Roughly 1 million people have applied for the IDs. It’s unknown how many beneficiaries are immigrants living in the city illegally.
The law that created the program states that the city would keep records for two years of the documents applicants used to apply, and make them available only through a judicial subpoena.
Malliotakis said only seven cardholders have had their records requested through a subpoena.
The New York Times reported that 92 applications for IDs have been flagged as highly likely to be fraudulent, and the city has denied 7,130 applications because of insufficient proof of identity.
Castorina and Malliotakis say applicants’ records should be kept for the five years that an IDNYC card is valid, and that data should be made accessible under the state’s freedom of information law.
Lawyers for the city argue that law does not cover the release of private data, such as the personal information used to obtain one of the city ID cards.
Before pursuing the lawsuit, Castorina and Malliotakis filed a freedom of information request in November to get the records for all IDNYC beneficiaries.
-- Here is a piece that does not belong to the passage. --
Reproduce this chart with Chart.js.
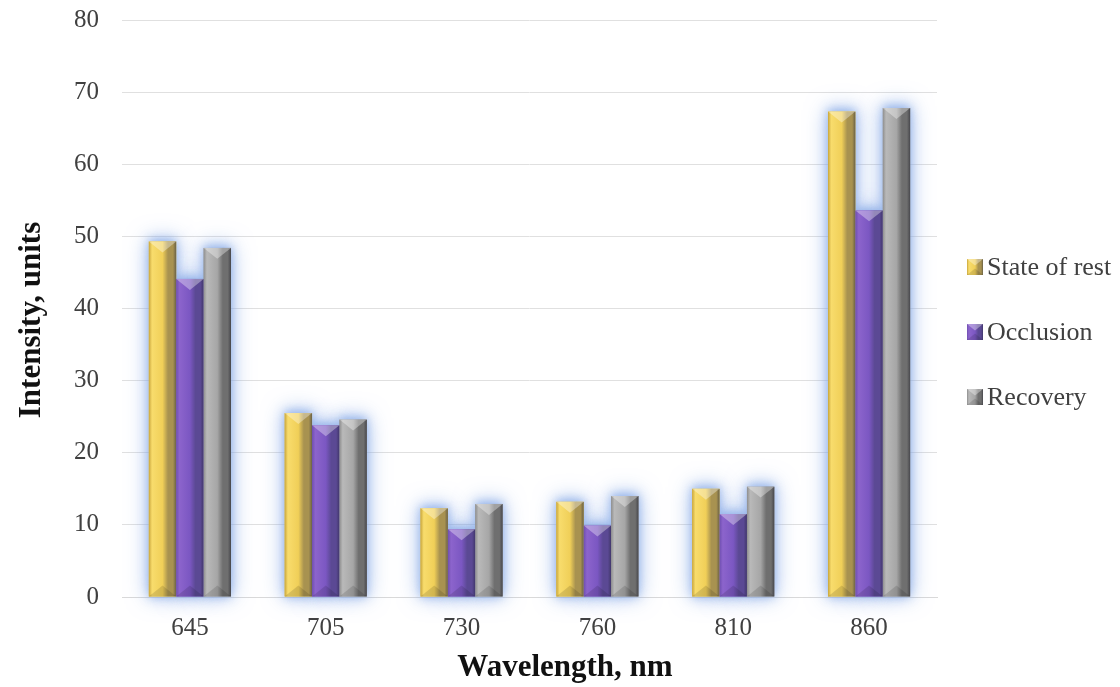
<!DOCTYPE html>
<html>
<head>
<meta charset="utf-8">
<script src="https://cdn.jsdelivr.net/npm/chart.js@4.4.1/dist/chart.umd.min.js"></script>
<style>
  html, body { margin: 0; padding: 0; background: #fff; }
  #grafica { display: block; }
</style>
</head>
<body>
<canvas id="grafica" width="1120" height="687"></canvas>
<script>
// longitudes de onda (nm) y series
const wavelengths = ['645', '705', '730', '760', '810', '860'];
const seriesNames = ['State of rest', 'Occlusion', 'Recovery'];
const stateOfRest = [49.3, 25.5, 12.3, 13.2, 15.0, 67.3];
const occlusion = [44.1, 23.8, 9.4, 9.9, 11.5, 53.6];
const recovery = [48.4, 24.6, 12.9, 14.0, 15.3, 67.8];
const yTicks = [0, 10, 20, 30, 40, 50, 60, 70, 80];

// tonos por serie: borde izq, cara clara, cara, lado oscuro, borde der
const shades = [
  ['#c9a63c', '#f8dc6c', '#f0cf58', '#a89250', '#6a6146'],
  ['#6f4fb0', '#8c64cc', '#7b57c2', '#5b4994', '#41376b'],
  ['#8e8e8e', '#b9b9b9', '#a6a6a6', '#6f6f6f', '#47474c']
];

const serif = "'Liberation Serif', 'Times New Roman', serif";

function paintBar(ctx, l, t, w, h, s) {
  const r = l + w;
  const b = t + h;
  const g = ctx.createLinearGradient(l, 0, r, 0);
  g.addColorStop(0, s[0]);
  g.addColorStop(0.12, s[1]);
  g.addColorStop(0.5, s[2]);
  g.addColorStop(0.7, s[3]);
  g.addColorStop(0.88, s[3]);
  g.addColorStop(1, s[4]);
  ctx.fillStyle = g;
  ctx.fillRect(l, t, w, h);
  const d = Math.min(w * 0.4, h / 2);
  const cx = l + w / 2;
  // punta superior
  ctx.beginPath();
  ctx.moveTo(l, t); ctx.lineTo(r, t); ctx.lineTo(cx, t + d); ctx.closePath();
  ctx.fillStyle = 'rgba(255,255,255,0.35)';
  ctx.fill();
  // punta inferior
  ctx.beginPath();
  ctx.moveTo(l, b); ctx.lineTo(r, b); ctx.lineTo(cx, b - d); ctx.closePath();
  ctx.fillStyle = 'rgba(0,0,0,0.12)';
  ctx.fill();
}

const brilloBarras = {
  id: 'brilloBarras',
  beforeDatasetsDraw(chart) {
    const ctx = chart.ctx;
    ctx.save();
    ctx.shadowColor = 'rgba(130,165,230,0.75)';
    ctx.shadowOffsetX = 5000;
    ctx.fillStyle = '#000';
    [22, 10].forEach(blur => {
      ctx.shadowBlur = blur;
      chart.data.datasets.forEach((ds, i) => {
        chart.getDatasetMeta(i).data.forEach(bar => {
          const p = bar.getProps(['x', 'y', 'base', 'width'], true);
          ctx.fillRect(p.x - p.width / 2 - 5000, p.y - 2, p.width, p.base - p.y + 2);
        });
      });
    });
    ctx.restore();
  },
  afterDatasetsDraw(chart) {
    const ctx = chart.ctx;
    ctx.save();
    chart.data.datasets.forEach((ds, i) => {
      chart.getDatasetMeta(i).data.forEach(bar => {
        const p = bar.getProps(['x', 'y', 'base', 'width'], true);
        paintBar(ctx, p.x - p.width / 2, p.y, p.width, p.base - p.y, shades[i]);
      });
    });
    ctx.restore();
  }
};

// leyenda y títulos de ejes
const rotulos = {
  id: 'rotulos',
  afterDraw(chart) {
    const ctx = chart.ctx;
    ctx.save();
    ctx.textBaseline = 'middle';

    ctx.font = '26px ' + serif;
    const ys = [267, 332, 397];
    seriesNames.forEach((name, i) => {
      paintBar(ctx, 967, ys[i] - 8, 16, 16, shades[i]);
      ctx.fillStyle = '#404040';
      ctx.fillText(name, 987, ys[i] + 1);
    });

    ctx.fillStyle = '#111';
    ctx.font = 'bold 31px ' + serif;
    ctx.textAlign = 'center';
    ctx.fillText('Wavelength, nm', 565, 668);

    ctx.translate(32, 320);
    ctx.rotate(-Math.PI / 2);
    ctx.fillText('Intensity, units', 0, 0);
    ctx.restore();
  }
};

const datos = [stateOfRest, occlusion, recovery];

new Chart(document.getElementById('grafica').getContext('2d'), {
  type: 'bar',
  data: {
    labels: wavelengths,
    datasets: seriesNames.map((name, i) => ({
      label: name,
      data: datos[i],
      backgroundColor: shades[i][2],
      borderWidth: 0,
      categoryPercentage: 0.605,
      barPercentage: 1.0
    }))
  },
  options: {
    responsive: false,
    animation: false,
    layout: { padding: { left: 18, right: 183, top: 20, bottom: 8 } },
    plugins: {
      legend: { display: false },
      tooltip: { enabled: false }
    },
    scales: {
      x: {
        grid: { display: false, drawTicks: false },
        border: { color: '#d9d9d9', width: 1 },
        ticks: { color: '#404040', font: { family: serif, size: 25 }, padding: 16 },
        afterFit: s => { s.height = 82; }
      },
      y: {
        min: 0,
        max: 80,
        afterBuildTicks: s => { s.ticks = yTicks.map(v => ({ value: v })); },
        grid: { color: '#e0e0e0', drawTicks: false },
        border: { display: false },
        ticks: { color: '#404040', font: { family: serif, size: 25 }, padding: 23 },
        afterFit: s => {
          s.width = 104;
          s.paddingTop = 0;
          s.paddingBottom = 0;
        }
      }
    }
  },
  plugins: [brilloBarras, rotulos]
});
</script>
</body>
</html>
The city denied the request.
“We were not looking to engage in litigation,” Castorina told The Daily Signal.
Castorina says he supports the IDNYC program, and contends that it “fulfills a worthy purpose” by giving opportunities to vulnerable people, including illegal immigrants.
In the interview with The Daily Signal, he acknowledged, unprompted, that he backs providing a path to citizenship for immigrants now living in the country illegally.
Yet, through the litigation process, Castorina says, he has grown frustrated with New York City’s Democratic leaders, including de Blasio and Mark-Viverito. He accuses them of politicizing the municipal identification program and its clause allowing for destruction of data.
“To say this is the list that the federal government wants and will use to deport people is just complete political hyperbole,” Castorina told The Daily Signal, adding:
This is just politicizing the unfortunate situation of undocumented people, and it’s being done at their expense by instilling fear in their hearts and minds. And it’s also creating the prospect of a major security risk.